NEW YORK (Reuters) - “Reckless” U.S. fiscal policy will likely force the Federal Reserve to stand pat on monetary policy this month, one of the Fed’s biggest critics of the U.S. central bank’s bond-buying program said on Tuesday.
Richard Fisher, the hawkish president of the Federal Reserve Bank of Dallas, said that the fiscal standoff means even he would find it difficult to make a case for scaling back bond purchases at the Fed’s policy meeting on October 29-30.
“My personal opinion is that it’s not in play,” Fisher told Reuters on Tuesday. “This is just too tender a moment.”
Lawmakers were working to strike a deal to avoid a government debt default ahead of Thursday’s looming deadline for raising the government’s borrowing authority.
A default by the world’s biggest economy could throw financial markets into turmoil and undercut economic growth in the United States and around the world.
“I personally would have a hard time arguing for us to dial it back” this month, he said.
Even if lawmakers agree on a plan to avoid a near-term debt default by giving the U.S. government room to keep borrowing until early next year, “that doesn’t solve the problem,” Fisher said.
Worries about another government shutdown and another debt ceiling crisis in early 2014 led to lousy auctions for short-term U.S. debt on Tuesday. Demand for 3-month and 6-month Treasury bills was the lowest since 2009.
The Fed’s purchase of $85 billion a month of Treasuries and mortgage-backed securities is meant to spur U.S. investment, hiring and economic growth.
Investors, encouraged by what many Fed officials had characterized as marked improvement in the labor market since the purchases began last September, were shocked when the Fed decided not to trim the program at its policy meeting last month.
Fisher said he still believes the Fed should have acted in September, in part to burnish its communications credentials.
But even as the threat of a debt default looms, Fisher sought to assure markets that the Fed would respond as necessary “to prevent market chaos.”
The Fed acts in part as the government’s agent in the marketplace.

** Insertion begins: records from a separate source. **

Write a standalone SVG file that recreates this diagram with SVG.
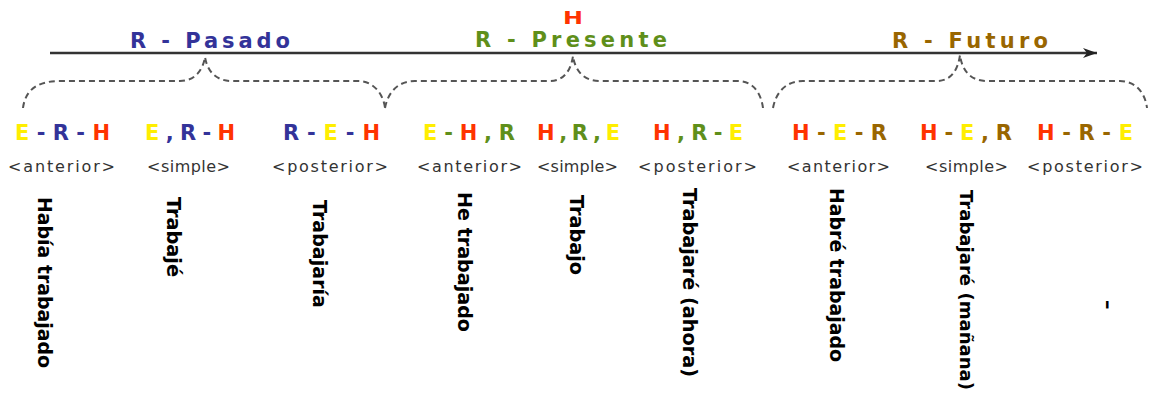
<svg xmlns="http://www.w3.org/2000/svg" width="1149" height="398" viewBox="0 0 1149 398">
<style>
.title{font-family:"DejaVu Sans","Liberation Sans",sans-serif;font-weight:bold;font-size:21px}
.hmark{font-family:"DejaVu Sans","Liberation Sans",sans-serif;font-weight:bold;font-size:18px}
.f{font-family:"DejaVu Sans","Liberation Sans",sans-serif;font-weight:bold;font-size:21px}
.sub{font-family:"DejaVu Sans","Liberation Sans",sans-serif;font-size:16px;fill:#333}
.v{font-family:"DejaVu Sans","Liberation Sans",sans-serif;font-weight:bold;font-size:19px;fill:#000}
.E{fill:#ffee00}.H{fill:#ff3300}.P{fill:#333399}.G{fill:#5f8f1a}.B{fill:#996600}
.brace{fill:none;stroke:#555;stroke-width:2;stroke-dasharray:6 4}
</style>
<defs>
<marker id="ah" markerUnits="userSpaceOnUse" markerWidth="16" markerHeight="12" refX="14" refY="6" orient="auto">
<path d="M0,1 L14,6 L0,11 L4,6 Z" fill="#222"/>
</marker>
</defs>
<rect width="1149" height="398" fill="#fff"/>
<g id="connectors">
<line x1="50" y1="53" x2="1097" y2="53" stroke="#333" stroke-width="2.5" marker-end="url(#ah)"/>
<path class="brace" d="M23,108 C25,92 35,81 60,81 L180,81 C195,81 203,70 205,57 C207,70 215,81 232,81 L358,81 C372,81 383,92 385,108"/>
<path class="brace" d="M385,108 C388,92 398,81 415,81 L550,81 C564,81 571,70 573,56 C575,70 583,81 600,81 L738,81 C752,81 761,92 763,108"/>
<path class="brace" d="M773,108 C776,92 786,81 803,81 L937,81 C951,81 958,70 960,55 C962,70 970,81 987,81 L1120,81 C1135,81 1145,92 1147,108"/>
</g>
<g id="title-pasado"><text class="title P" x="130" y="48" textLength="160" lengthAdjust="spacing">R - Pasado</text></g>
<g id="title-presente"><text class="hmark H" x="563" y="24" textLength="20" lengthAdjust="spacingAndGlyphs">H</text><text class="title G" x="475" y="47" textLength="192" lengthAdjust="spacing">R - Presente</text></g>
<g id="title-futuro"><text class="title B" x="892" y="48" textLength="156" lengthAdjust="spacing">R - Futuro</text></g>

<g id="pasado-anterior">
<text class="f" x="15" y="140" textLength="95" lengthAdjust="spacing"><tspan class="E">E</tspan><tspan class="P">-R-</tspan><tspan class="H">H</tspan></text>
<text class="sub" x="8" y="172" textLength="107" lengthAdjust="spacing">&lt;anterior&gt;</text>
<text class="v" transform="translate(38,197) rotate(90)" textLength="171" lengthAdjust="spacingAndGlyphs">Había trabajado</text>
</g>
<g id="pasado-simple">
<text class="f" x="145" y="140" textLength="90" lengthAdjust="spacing"><tspan class="E">E</tspan><tspan class="P">,R-</tspan><tspan class="H">H</tspan></text>
<text class="sub" x="147" y="172" textLength="83" lengthAdjust="spacing">&lt;simple&gt;</text>
<text class="v" transform="translate(167,197) rotate(90)" textLength="80" lengthAdjust="spacingAndGlyphs">Trabajé</text>
</g>
<g id="pasado-posterior">
<text class="f" x="283" y="140" textLength="97" lengthAdjust="spacing"><tspan class="P">R-</tspan><tspan class="E">E</tspan><tspan class="P">-</tspan><tspan class="H">H</tspan></text>
<text class="sub" x="272" y="172" textLength="116" lengthAdjust="spacing">&lt;posterior&gt;</text>
<text class="v" transform="translate(313,200) rotate(90)" textLength="108" lengthAdjust="spacingAndGlyphs">Trabajaría</text>
</g>
<g id="presente-anterior">
<text class="f" x="423" y="140" textLength="92" lengthAdjust="spacing"><tspan class="E">E</tspan><tspan class="G">-</tspan><tspan class="H">H</tspan><tspan class="G">,R</tspan></text>
<text class="sub" x="417" y="172" textLength="105" lengthAdjust="spacing">&lt;anterior&gt;</text>
<text class="v" transform="translate(458,192) rotate(90)" textLength="140" lengthAdjust="spacingAndGlyphs">He trabajado</text>
</g>
<g id="presente-simple">
<text class="f" x="537" y="140" textLength="83" lengthAdjust="spacing"><tspan class="H">H</tspan><tspan class="G">,R,</tspan><tspan class="E">E</tspan></text>
<text class="sub" x="537" y="172" textLength="81" lengthAdjust="spacing">&lt;simple&gt;</text>
<text class="v" transform="translate(570,195) rotate(90)" textLength="80" lengthAdjust="spacingAndGlyphs">Trabajo</text>
</g>
<g id="presente-posterior">
<text class="f" x="653" y="140" textLength="90" lengthAdjust="spacing"><tspan class="H">H</tspan><tspan class="G">,R-</tspan><tspan class="E">E</tspan></text>
<text class="sub" x="638" y="172" textLength="119" lengthAdjust="spacing">&lt;posterior&gt;</text>
<text class="v" transform="translate(683,188) rotate(90)" textLength="189" lengthAdjust="spacingAndGlyphs">Trabajaré (ahora)</text>
</g>
<g id="futuro-anterior">
<text class="f" x="792" y="140" textLength="95" lengthAdjust="spacing"><tspan class="H">H</tspan><tspan class="B">-</tspan><tspan class="E">E</tspan><tspan class="B">-R</tspan></text>
<text class="sub" x="787" y="172" textLength="103" lengthAdjust="spacing">&lt;anterior&gt;</text>
<text class="v" transform="translate(830,188) rotate(90)" textLength="174" lengthAdjust="spacingAndGlyphs">Habré trabajado</text>
</g>
<g id="futuro-simple">
<text class="f" x="920" y="140" textLength="92" lengthAdjust="spacing"><tspan class="H">H</tspan><tspan class="B">-</tspan><tspan class="E">E</tspan><tspan class="B">,R</tspan></text>
<text class="sub" x="925" y="172" textLength="83" lengthAdjust="spacing">&lt;simple&gt;</text>
<text class="v" style="font-size:18px" transform="translate(960,190) rotate(90)" textLength="200" lengthAdjust="spacingAndGlyphs">Trabajaré (mañana)</text>
</g>
<g id="futuro-posterior">
<text class="f" x="1037" y="140" textLength="96" lengthAdjust="spacing"><tspan class="H">H</tspan><tspan class="B">-R-</tspan><tspan class="E">E</tspan></text>
<text class="sub" x="1027" y="172" textLength="116" lengthAdjust="spacing">&lt;posterior&gt;</text>
<text class="v" transform="translate(1102,300) rotate(90)">–</text>
</g>
</svg>
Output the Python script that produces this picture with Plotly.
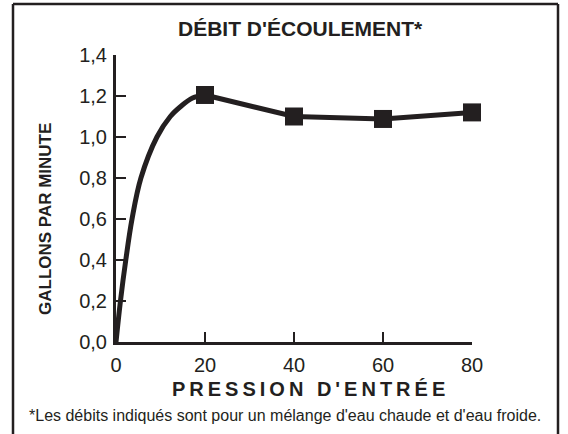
import plotly.graph_objects as go

# Data
pressure = [20, 40, 60, 80]
flow = [1.205, 1.10, 1.088, 1.12]
# points read along the rising curve from the origin to the first marker
curve_x = [0, 1.0, 2.2, 3.6, 5.6, 9.2, 12.2, 14.6, 17.2, 20]
curve_y = [0, 0.2, 0.4, 0.6, 0.8, 1.0, 1.1, 1.15, 1.19, 1.205]

x_ticks = [0, 20, 40, 60, 80]
y_ticks = [0, 0.2, 0.4, 0.6, 0.8, 1.0, 1.2, 1.4]
y_labels = ["0,0", "0,2", "0,4", "0,6", "0,8", "1,0", "1,2", "1,4"]

title = "DÉBIT D'ÉCOULEMENT*"
x_title = "PRESSION D'ENTRÉE"
y_title = "GALLONS PAR MINUTE"
footnote = "*Les débits indiqués sont pour un mélange d'eau chaude et d'eau froide."

INK = "#231f20"
FONT = "Liberation Sans, Arial, Helvetica, sans-serif"

W, H = 568, 434
L, R, T, B = 116, 96, 55, 92
pw = W - L - R
ph = H - T - B

def px(x):
    return (x - L) / pw

def py(y):
    return (H - B - y) / ph

fig = go.Figure()
fig.add_trace(go.Scatter(x=curve_x, y=curve_y, mode="lines",
                         line=dict(color=INK, width=5, shape="spline", smoothing=1.0),
                         cliponaxis=False, hoverinfo="skip"))
fig.add_trace(go.Scatter(x=[curve_x[-1]] + pressure[1:], y=[curve_y[-1]] + flow[1:], mode="lines",
                         line=dict(color=INK, width=5), cliponaxis=False))
fig.add_trace(go.Scatter(x=pressure, y=flow, mode="markers",
                         marker=dict(symbol="square", size=18, color=INK),
                         cliponaxis=False))

fig.update_layout(
    width=W, height=H,
    margin=dict(l=L, r=R, t=T, b=B, pad=0),
    paper_bgcolor="white", plot_bgcolor="white",
    showlegend=False,
    font=dict(family=FONT, color=INK),
    xaxis=dict(range=[0, 80], tickvals=x_ticks, ticks="inside", ticklen=10, tickwidth=2,
               tickcolor=INK, showline=True, linecolor=INK, linewidth=3,
               showgrid=False, zeroline=False, ticklabelstandoff=3,
               tickfont=dict(size=20, color=INK)),
    yaxis=dict(range=[0, 1.4], tickvals=y_ticks, ticktext=y_labels, ticks="inside",
               ticklen=10, tickwidth=2, tickcolor=INK, showline=True, linecolor=INK,
               linewidth=3, showgrid=False, zeroline=False, ticklabelstandoff=2,
               tickfont=dict(size=20, color=INK)),
)

# frame: left, top, right edges (bottom is cut off)
frame = dict(xref="paper", yref="paper", type="line", line=dict(color=INK, width=2.5))
fig.add_shape(x0=px(13), x1=px(13), y0=py(4), y1=py(440), **frame)
fig.add_shape(x0=px(13), x1=px(558), y0=py(4), y1=py(4), **frame)
fig.add_shape(x0=px(558), x1=px(558), y0=py(4), y1=py(440), **frame)

ann = dict(xref="paper", yref="paper", showarrow=False, xanchor="center", yanchor="middle")
fig.add_annotation(text="<b>" + title + "</b>", x=px(300), y=py(28),
                   font=dict(size=21, color=INK, family=FONT), **ann)
fig.add_annotation(text="<b><span style='letter-spacing:4px'>" + x_title + "</span></b>",
                   x=px(310), y=py(389), font=dict(size=20, color=INK, family=FONT), **ann)
fig.add_annotation(text="<b>" + y_title + "</b>", x=px(45), y=py(219), textangle=-90,
                   font=dict(size=17, color=INK, family=FONT), **ann)
fig.add_annotation(text=footnote, x=px(285), y=py(415),
                   font=dict(size=16, color=INK, family=FONT), **ann)

fig.write_html("out.html", config={"displayModeBar": False},
               post_script="document.body.style.margin='0px';")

“I’m more confident that we, my colleagues and I, are better prepared than we were in 2011,” Fisher said. The U.S. government came within days of being unable to pay its bills in August 2011.
Fisher declined to give any details of the Fed’s contingency plans. He spoke with Reuters at the start of a three-day blitz of public appearances in New York at which he is expected to call for a long-term resolution to the current U.S. fiscal standoff.
Fisher has long blamed the U.S. Congress and President Barack Obama for failing to hash out clear policy on future taxes, government spending and regulations, saying that without such clarity businesses will not undertake the hiring that the Fed’s super-easy monetary policy is meant to encourage.
On Tuesday he took that argument a step further, arguing that fiscal “misfeasance” could drag the Fed down as well.
The United States is viewed as “increasingly reckless with our seigniorage,” he said. “I don’t know at what point the Fed comes to be viewed as an accomplice to that....this crisis heightens the scrutiny with which we will be watched.”
More narrowly, he said, the government shutdown, which has prevented the release of a stream of critical economic data including September’s unemployment rate, makes it hard for the Fed to simply do its job.
If the Fed and the fiscal authorities are together trying to fly the plane of the economy, he said, “they are pulling back on the brake, and then they take the axe out and smash the instrument panel.”
Fisher said he expects U.S. economic data to be “sloppy” for a couple more months due to the partial government shutdown.